Start of ENTRIES PROVIDED

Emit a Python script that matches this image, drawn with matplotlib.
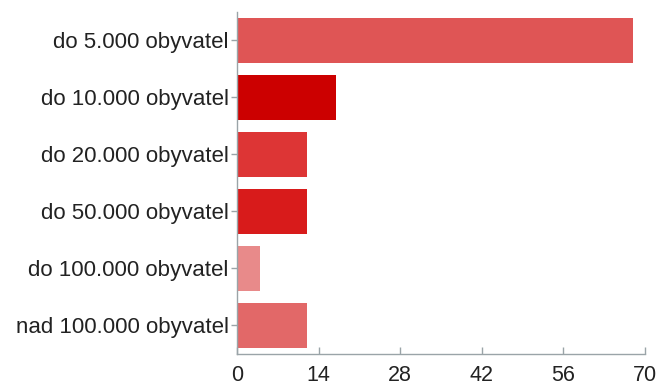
import matplotlib
matplotlib.use("Agg")
import matplotlib.pyplot as plt

categories = ["do 5.000 obyvatel", "do 10.000 obyvatel", "do 20.000 obyvatel",
              "do 50.000 obyvatel", "do 100.000 obyvatel", "nad 100.000 obyvatel"]
values = [68, 17, 12, 12, 4, 12]
colors = ["#df5555", "#cc0000", "#dd3535", "#d81b1b", "#e88a8a", "#e26868"]
xticks = [0, 14, 28, 42, 56, 70]

plt.rcParams['font.family'] = ['Liberation Sans', 'DejaVu Sans']

fig = plt.figure(figsize=(6.59, 3.86), dpi=100)
ax = fig.add_axes([0.3596, 0.0829, 0.6192, 0.8861])

pos = list(range(len(categories)))
ax.barh(pos, values, height=0.79, color=colors)
ax.set_ylim(len(categories) - 0.5, -0.5)
ax.set_xlim(0, 70)
ax.set_yticks(pos)
ax.set_yticklabels(categories, fontsize=16, color="#222222")
ax.set_xticks(xticks)
ax.set_xticklabels([str(t) for t in xticks], fontsize=15.5, color="#222222")

for s in ["top", "right"]:
    ax.spines[s].set_visible(False)
for s in ["left", "bottom"]:
    ax.spines[s].set_color("#9aa4a8")
    ax.spines[s].set_linewidth(1)
ax.tick_params(axis="y", length=4, width=1, color="#9aa4a8", pad=2)
ax.tick_params(axis="x", direction="in", length=5, width=1, color="#9aa4a8", pad=8)

plt.savefig("out.png", dpi=100)
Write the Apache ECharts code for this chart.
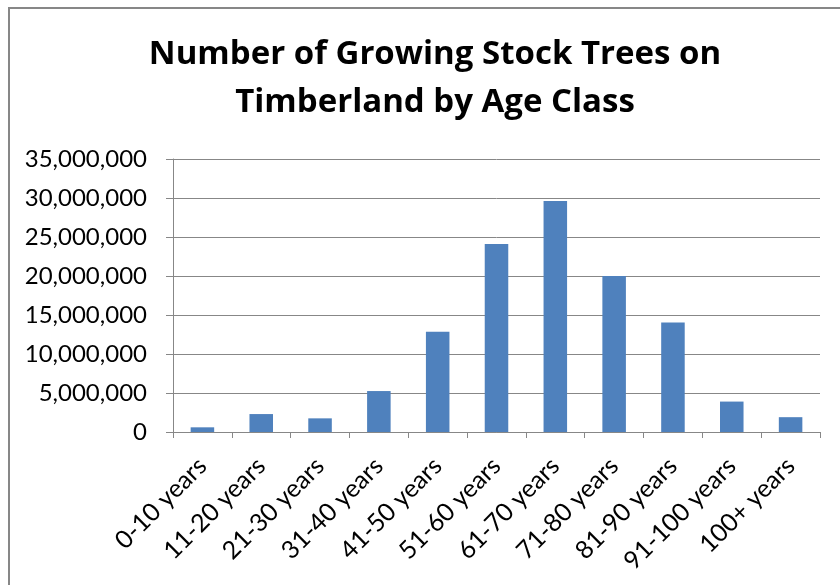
<!DOCTYPE html>
<html>
<head>
<meta charset="utf-8">
<script src="https://cdn.jsdelivr.net/npm/echarts@6/dist/echarts.min.js"></script>
<style>
  html, body { margin: 0; padding: 0; background: #fff; }
  #chart { width: 840px; height: 585px; }
</style>
</head>
<body>
<div id="chart"></div>
<script>
  // categories and values
  var ageClasses = ['0-10 years', '11-20 years', '21-30 years', '31-40 years', '41-50 years',
    '51-60 years', '61-70 years', '71-80 years', '81-90 years', '91-100 years', '100+ years'];
  var treeCounts = [600000, 2300000, 1750000, 5250000, 12850000,
    24100000, 29600000, 20000000, 14050000, 3900000, 1900000];
  var yTicks = [0, 5000000, 10000000, 15000000, 20000000, 25000000, 30000000, 35000000];

  var myChart = echarts.init(document.getElementById('chart'));
  var option = {
    animation: false,
    backgroundColor: '#fff',
    title: {
      text: 'Number of Growing Stock Trees on\nTimberland by Age Class',
      left: 430,
      top: 26,
      textAlign: 'center',
      textStyle: {
        fontFamily: 'Open Sans',
        fontWeight: 'bold',
        fontSize: 33,
        lineHeight: 48,
        color: '#000'
      }
    },
    graphic: [{
      type: 'rect',
      shape: { x: 9, y: 8, width: 900, height: 900 },
      style: { fill: 'none', stroke: '#878787', lineWidth: 2 },
      silent: true
    }],
    grid: {
      left: 173,
      right: 20,
      top: 159,
      bottom: 153
    },
    xAxis: {
      type: 'category',
      data: ageClasses,
      axisLine: { lineStyle: { color: '#878787', width: 1 } },
      axisTick: { show: true, length: 6, alignWithLabel: false, lineStyle: { color: '#878787' } },
      axisLabel: {
        rotate: 45,
        interval: 0,
        margin: 30,
        fontFamily: 'Lato',
        fontSize: 25,
        color: '#000'
      }
    },
    yAxis: {
      type: 'value',
      min: yTicks[0],
      max: yTicks[yTicks.length - 1],
      interval: yTicks[1] - yTicks[0],
      axisLine: { show: true, lineStyle: { color: '#878787', width: 1 } },
      axisTick: { show: true, length: 7, lineStyle: { color: '#878787' } },
      splitLine: { lineStyle: { color: '#878787', width: 1 } },
      axisLabel: {
        margin: 26,
        fontFamily: 'Lato',
        fontSize: 24,
        color: '#000',
        formatter: function (v) {
          return v.toString().replace(/\B(?=(\d{3})+(?!\d))/g, ',');
        }
      }
    },
    series: [{
      type: 'bar',
      data: treeCounts,
      barCategoryGap: '60%',
      itemStyle: { color: '#4F81BD' }
    }]
  };
  myChart.setOption(option);
</script>
</body>
</html>
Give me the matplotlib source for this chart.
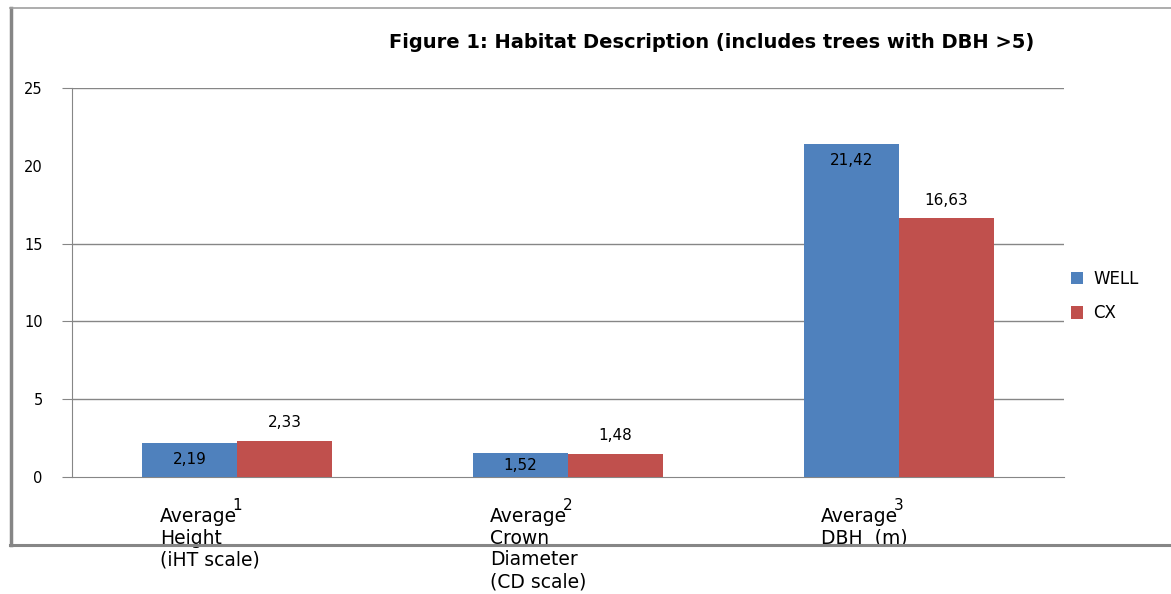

End of ENTRIES PROVIDED

WHAT YOU ARE ASKED TO DO
Without the pictures, print the records in full, exactly as they appear.

RESPONSE TO THIS TASK
Emit a Python script that matches this image, drawn with matplotlib.
import matplotlib
matplotlib.use("Agg")
import matplotlib.pyplot as plt

categories = ["do 5.000 obyvatel", "do 10.000 obyvatel", "do 20.000 obyvatel",
              "do 50.000 obyvatel", "do 100.000 obyvatel", "nad 100.000 obyvatel"]
values = [68, 17, 12, 12, 4, 12]
colors = ["#df5555", "#cc0000", "#dd3535", "#d81b1b", "#e88a8a", "#e26868"]
xticks = [0, 14, 28, 42, 56, 70]

plt.rcParams['font.family'] = ['Liberation Sans', 'DejaVu Sans']

fig = plt.figure(figsize=(6.59, 3.86), dpi=100)
ax = fig.add_axes([0.3596, 0.0829, 0.6192, 0.8861])

pos = list(range(len(categories)))
ax.barh(pos, values, height=0.79, color=colors)
ax.set_ylim(len(categories) - 0.5, -0.5)
ax.set_xlim(0, 70)
ax.set_yticks(pos)
ax.set_yticklabels(categories, fontsize=16, color="#222222")
ax.set_xticks(xticks)
ax.set_xticklabels([str(t) for t in xticks], fontsize=15.5, color="#222222")

for s in ["top", "right"]:
    ax.spines[s].set_visible(False)
for s in ["left", "bottom"]:
    ax.spines[s].set_color("#9aa4a8")
    ax.spines[s].set_linewidth(1)
ax.tick_params(axis="y", length=4, width=1, color="#9aa4a8", pad=2)
ax.tick_params(axis="x", direction="in", length=5, width=1, color="#9aa4a8", pad=8)

plt.savefig("out.png", dpi=100)
Write the Apache ECharts code for this chart.
<!DOCTYPE html>
<html>
<head>
<meta charset="utf-8">
<script src="https://cdn.jsdelivr.net/npm/echarts@6/dist/echarts.min.js"></script>
<style>
  html, body { margin: 0; padding: 0; background: #fff; }
  #chart { width: 840px; height: 585px; }
</style>
</head>
<body>
<div id="chart"></div>
<script>
  // categories and values
  var ageClasses = ['0-10 years', '11-20 years', '21-30 years', '31-40 years', '41-50 years',
    '51-60 years', '61-70 years', '71-80 years', '81-90 years', '91-100 years', '100+ years'];
  var treeCounts = [600000, 2300000, 1750000, 5250000, 12850000,
    24100000, 29600000, 20000000, 14050000, 3900000, 1900000];
  var yTicks = [0, 5000000, 10000000, 15000000, 20000000, 25000000, 30000000, 35000000];

  var myChart = echarts.init(document.getElementById('chart'));
  var option = {
    animation: false,
    backgroundColor: '#fff',
    title: {
      text: 'Number of Growing Stock Trees on\nTimberland by Age Class',
      left: 430,
      top: 26,
      textAlign: 'center',
      textStyle: {
        fontFamily: 'Open Sans',
        fontWeight: 'bold',
        fontSize: 33,
        lineHeight: 48,
        color: '#000'
      }
    },
    graphic: [{
      type: 'rect',
      shape: { x: 9, y: 8, width: 900, height: 900 },
      style: { fill: 'none', stroke: '#878787', lineWidth: 2 },
      silent: true
    }],
    grid: {
      left: 173,
      right: 20,
      top: 159,
      bottom: 153
    },
    xAxis: {
      type: 'category',
      data: ageClasses,
      axisLine: { lineStyle: { color: '#878787', width: 1 } },
      axisTick: { show: true, length: 6, alignWithLabel: false, lineStyle: { color: '#878787' } },
      axisLabel: {
        rotate: 45,
        interval: 0,
        margin: 30,
        fontFamily: 'Lato',
        fontSize: 25,
        color: '#000'
      }
    },
    yAxis: {
      type: 'value',
      min: yTicks[0],
      max: yTicks[yTicks.length - 1],
      interval: yTicks[1] - yTicks[0],
      axisLine: { show: true, lineStyle: { color: '#878787', width: 1 } },
      axisTick: { show: true, length: 7, lineStyle: { color: '#878787' } },
      splitLine: { lineStyle: { color: '#878787', width: 1 } },
      axisLabel: {
        margin: 26,
        fontFamily: 'Lato',
        fontSize: 24,
        color: '#000',
        formatter: function (v) {
          return v.toString().replace(/\B(?=(\d{3})+(?!\d))/g, ',');
        }
      }
    },
    series: [{
      type: 'bar',
      data: treeCounts,
      barCategoryGap: '60%',
      itemStyle: { color: '#4F81BD' }
    }]
  };
  myChart.setOption(option);
</script>
</body>
</html>
Give me the matplotlib source for this chart.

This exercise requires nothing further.